Testing software is the process of measuring a program against its design to find out if it behaves as intended. It's performed in order to ensure that the developed app or system meets requirements and to enable further development of the product.
In the realm of software development, automated testing has become indispensable. Whilst it may require an initial investment, over time, it can more than repay the upfront cost. Manual testing offers advantages and disadvantages, such as being more prone to error yet providing insight into your visuals. Ultimately, it all comes down to what your project requires and the resources you have.
What is manual testing?
Manual testing is a type of application testing where QA or software engineers are tasked to execute test cases manually without using any automation tools. In this process, the testers utilize their own experience, knowledge, and technical skills to perform testing on the application or software in development. It’s done to find bugs and any issues in the software or application and ensure that it works properly once it goes live.
In contrast to automated testing, which can be left to run on its own, manual testing necessitates close involvement from QA engineers in all phases, from test case preparation through actual test execution.
Manual software testing with Test Center
Test Center, one of the tools in the Qt Quality Assurance Tools portfolio, provides a streamlined system for managing manual testing results, providing an overview of these alongside the automated test results. Additionally, there’s a test management section where the manual testing procedures and documentation can be set up and managed.
It has a split screen design where the left is for creating and managing the test hierarchy and includes making test suites, test cases, features, and scenarios. Meanwhile, the right pane is where changes to the test case or scenario's description and prerequisites are made. It is also utilized to design and administer each part of a test.
What is automation testing?
Automation testing is the use of software tools and scripts to automate testing efforts. A tester will have to write test scripts that instruct the computer to perform a series of actions, such as checking for bugs or performing tasks on the target platform (e.g., mobile app or website). It helps to improve test coverage by enabling the running of more test cases than manual testing allows, and in less time.
Automated software testing with Squish
With Squish, you can automate your GUI testing across cross-platform desktop, mobile, embedded, and online apps and is usable on different development platforms. It simplifies what is typically a laborious and error-prone process – testing the user interface of today's new and evolving apps.

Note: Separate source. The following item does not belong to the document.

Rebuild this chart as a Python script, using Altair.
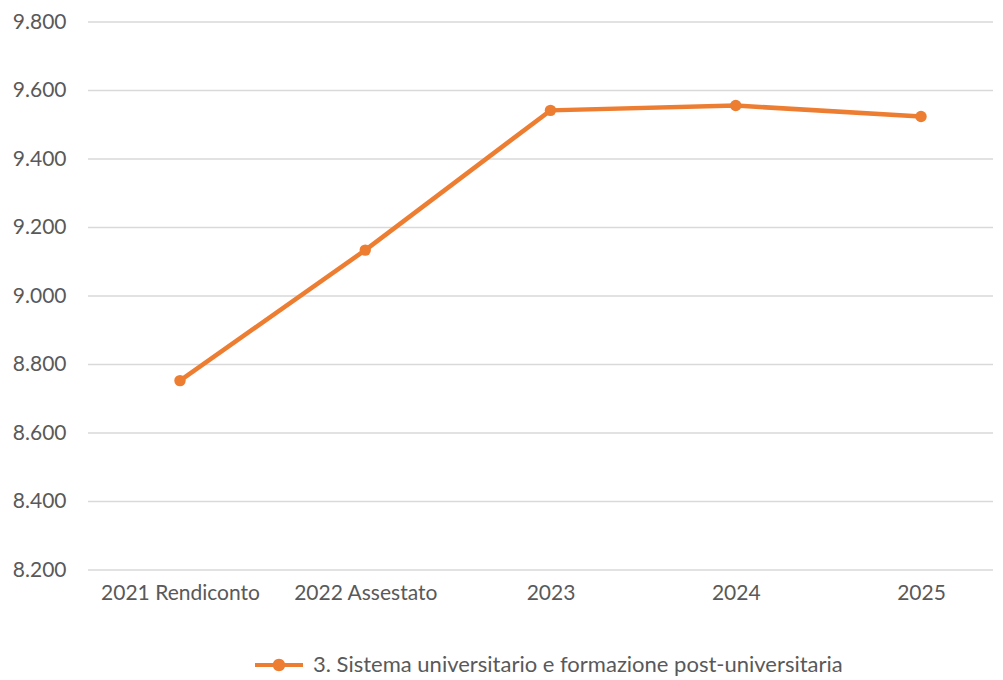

Squish supports functional regression testing and automated GUI functional testing. It also helps you to automatically test your application in different environments, simulating users' actions in a controlled and repeatable manner.
- Full support for all leading GUI interfaces
- Complete compatibility for various platforms (PCs, smartphones, web, and embedded platforms)
- Test script recording
- Robust and trustworthy object identification and verification techniques
- Independent of visual appearance or screenshots
- Efficient integrated development environment (IDE)
- A large selection of widely used scripting languages for test scripting
- Full support for behavior-driven development (BDD)
- Full control with command line tools
- Support for integrating test management with CI-Systems
Choosing manual or automated testing – Pros & cons
There are a number of factors to consider when choosing between the two. For one, the biggest challenge facing software developers is the deadline. If the completion date is missed, then the company could lose customers. There is also an issue with budgets, as automated testing will require setup and maintenance.
Both solutions offer advantages and disadvantages, so you will need to examine them based on your needs. Here's a closer look:
- Costs less than automated testing to initiate
- Gives room for human perception, which helps provide insights into user experiences
- Can provide valuable human feedback on your visuals (such as the colors, fonts, sizes, contrast, and button sizes used)
- More efficient when test cases only need to be run once or twice
- Small modifications can be applied quickly without having to be coded
- Best for exploratory, usability, and ad-hoc testing
- Can be time-consuming and labor-intensive for QA engineers or testers
- There is a possibility of human error
- Cannot be reused - repetitiveness can lead to the work being quite tiring and dull for QA engineers or testers
- Scales poorly as more manual testers would be needed for larger and more sophisticated applications
- Works faster since it doesn’t rest or sleep
- Has the ability to find more defects
- Good for repetitive test cases
- Can run multiple tests simultaneously
- Increases the breadth of coverage compared to manual
- Can be recorded and reused for similar test cases
- Best for regression, performance, load, and highly repetitive functional test cases
- Larger projects may require more manpower, but still less than manual testing as only new test scripts need to be written
- Exploratory testing is not possible
- Needs to be coded
- Unable to take human factors into account so it is unable to provide user experience feedback
- Small modifications will have to be coded which can take time
- Initial test setup and the required maintenance can be expensive
In most instances, automated testing provides advantages, but all technology has limits. When creating anything to enhance the consumer experience, human judgement and intuition provided by manual testing can make a difference.
Deciding on whether automated or manual testing is better for your organisation will largely depend on the number of test cases you need to run, the frequency of repeated tests, and the budget of your team.
Ideally, your organisation should incorporate both as they each have their own merits. There are many instances where manual testing is still necessary and where automated testing could be more efficient. Either way, these two software testing methods are both important assets.